## begin Supplied information
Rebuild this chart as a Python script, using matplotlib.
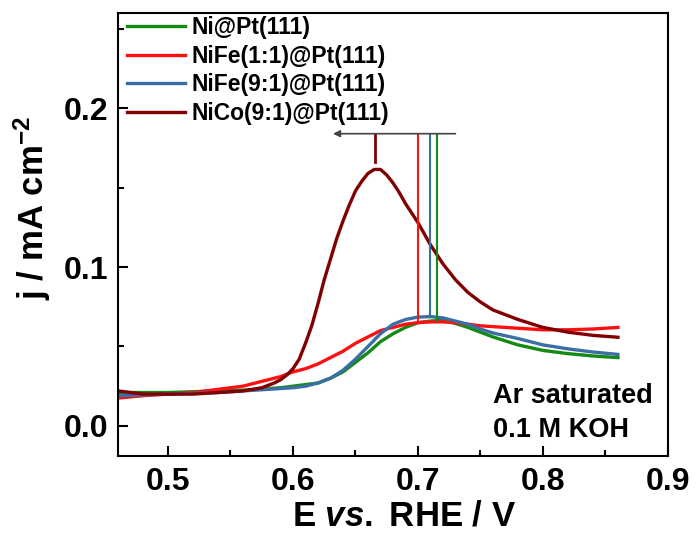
import matplotlib
matplotlib.use("Agg")
import matplotlib.pyplot as plt
from matplotlib.ticker import MultipleLocator

plt.rcParams['font.family'] = ['Liberation Sans', 'DejaVu Sans']
plt.rcParams['font.weight'] = 'bold'
plt.rcParams['mathtext.fontset'] = 'custom'
plt.rcParams['mathtext.rm'] = 'Liberation Sans:bold'
plt.rcParams['mathtext.bf'] = 'Liberation Sans:bold'
plt.rcParams['mathtext.it'] = 'Liberation Sans:italic:bold'

# potential (V vs RHE)
E = [0.46, 0.48, 0.50, 0.52, 0.54, 0.56, 0.57, 0.58, 0.59, 0.60, 0.61, 0.62,
     0.63, 0.64, 0.65, 0.66, 0.67, 0.68, 0.69, 0.70, 0.71, 0.72, 0.73, 0.74,
     0.75, 0.76, 0.78, 0.80, 0.82, 0.84, 0.86]

j_ni = [0.021, 0.021, 0.021, 0.0215, 0.022, 0.0225, 0.023, 0.0235, 0.024, 0.025, 0.026, 0.027,
        0.030, 0.034, 0.040, 0.046, 0.053, 0.058, 0.062, 0.065, 0.066, 0.0665, 0.0645, 0.062,
        0.059, 0.056, 0.051, 0.0475, 0.0455, 0.044, 0.043]
j_nife11 = [0.0175, 0.019, 0.020, 0.021, 0.023, 0.025, 0.027, 0.029, 0.031, 0.034, 0.036, 0.039,
            0.043, 0.047, 0.052, 0.056, 0.060, 0.062, 0.064, 0.065, 0.0655, 0.0655, 0.065, 0.064,
            0.063, 0.0625, 0.0615, 0.0605, 0.0605, 0.061, 0.062]
j_nife91 = [0.019, 0.0195, 0.020, 0.0205, 0.021, 0.022, 0.0225, 0.023, 0.0235, 0.024, 0.025, 0.027,
            0.030, 0.035, 0.042, 0.050, 0.058, 0.064, 0.067, 0.0685, 0.0688, 0.068, 0.066, 0.064,
            0.061, 0.0585, 0.055, 0.051, 0.0485, 0.0465, 0.045]

# NiCo curve read on a finer grid around its sharp peak
E_nico = [0.46, 0.48, 0.50, 0.52, 0.54, 0.56, 0.575, 0.585, 0.59, 0.595, 0.60, 0.605,
          0.61, 0.615, 0.62, 0.625, 0.63, 0.635, 0.64, 0.645, 0.65, 0.655, 0.66, 0.665,
          0.67, 0.675, 0.68, 0.685, 0.69, 0.695, 0.70, 0.71, 0.72, 0.73, 0.74, 0.75,
          0.76, 0.78, 0.80, 0.82, 0.84, 0.86]
j_nico = [0.022, 0.020, 0.020, 0.020, 0.021, 0.022, 0.024, 0.027, 0.029, 0.032, 0.036, 0.042,
          0.052, 0.063, 0.077, 0.092, 0.105, 0.118, 0.129, 0.139, 0.148, 0.154, 0.159, 0.1615,
          0.1615, 0.158, 0.153, 0.147, 0.140, 0.134, 0.128, 0.114, 0.102, 0.092, 0.084, 0.078,
          0.073, 0.067, 0.062, 0.059, 0.057, 0.0558]

labels = ["Ni@Pt(111)", "NiFe(1:1)@Pt(111)", "NiFe(9:1)@Pt(111)", "NiCo(9:1)@Pt(111)"]
colors = ["#138a13", "#ff1010", "#3a6ea5", "#800000"]

# peak markers: position and peak height
peak_E = [0.715, 0.700, 0.710, 0.666]
peak_j = [0.066, 0.0655, 0.0688, 0.166]

fig = plt.figure(figsize=(6.97, 5.34), dpi=100)
ax = fig.add_axes([0.1693, 0.146, 0.789, 0.8296])

series = [(E, j_ni), (E, j_nife11), (E, j_nife91), (E_nico, j_nico)]
for (x, y), c, lab in zip(series, colors, labels):
    ax.plot(x, y, color=c, lw=2.4, label=lab)

arrow_y = 0.184
for x0, y0, c in zip(peak_E, peak_j, colors):
    lw = 2.0 if c == "#800000" else 1.5
    ax.plot([x0, x0], [y0, arrow_y], color=c, lw=lw)

ax.annotate("", xy=(0.632, arrow_y), xytext=(0.73, arrow_y),
            arrowprops=dict(arrowstyle="-|>", color="#444444", lw=1.2,
                            mutation_scale=10, shrinkA=0, shrinkB=0))

ax.set_xlim(0.46, 0.9)
ax.set_ylim(-0.019, 0.26)
ax.xaxis.set_major_locator(MultipleLocator(0.1))
ax.xaxis.set_minor_locator(MultipleLocator(0.05))
ax.yaxis.set_major_locator(MultipleLocator(0.1))
ax.yaxis.set_minor_locator(MultipleLocator(0.05))
ax.tick_params(which='both', direction='in', width=1.5, labelsize=23)
ax.tick_params(axis='x', pad=8)
ax.tick_params(axis='y', pad=7)
ax.tick_params(which='major', length=7)
ax.tick_params(which='minor', length=4)
for lab in ax.get_xticklabels() + ax.get_yticklabels():
    lab.set_fontweight('bold')
for s in ax.spines.values():
    s.set_linewidth(1.5)

ax.set_xlabel(r"E $\it{vs.}$ RHE / V", fontsize=25, fontweight='bold')
ax.xaxis.set_label_coords(0.52, -0.098)
ax.set_ylabel(r"j / mA cm$^{-2}$", fontsize=25, fontweight='bold')
ax.yaxis.set_label_coords(-0.118, 0.56)

ax.legend(loc='upper left', bbox_to_anchor=(0.011, 1.0), frameon=False,
          handlelength=2.5, labelspacing=0.24, borderaxespad=0.05, borderpad=0.1,
          handletextpad=0.3, prop={'weight': 'bold', 'size': 16.5})

ax.text(0.682, 0.135, "Ar saturated", transform=ax.transAxes, ha='left',
        va='center', fontsize=19.5, fontweight='bold')
ax.text(0.682, 0.059, "0.1 M KOH", transform=ax.transAxes, ha='left',
        va='center', fontsize=19.5, fontweight='bold')

fig.savefig("out.png", dpi=100)
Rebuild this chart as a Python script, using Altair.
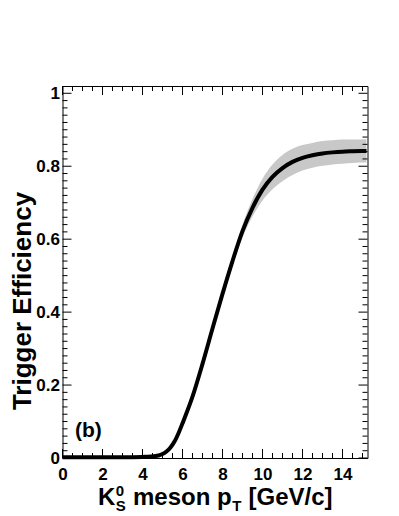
## end Supplied information
Go through the listing above and list every line that has the word "using".

Rebuild this chart as a Python script, using matplotlib.
Rebuild this chart as a Python script, using Altair.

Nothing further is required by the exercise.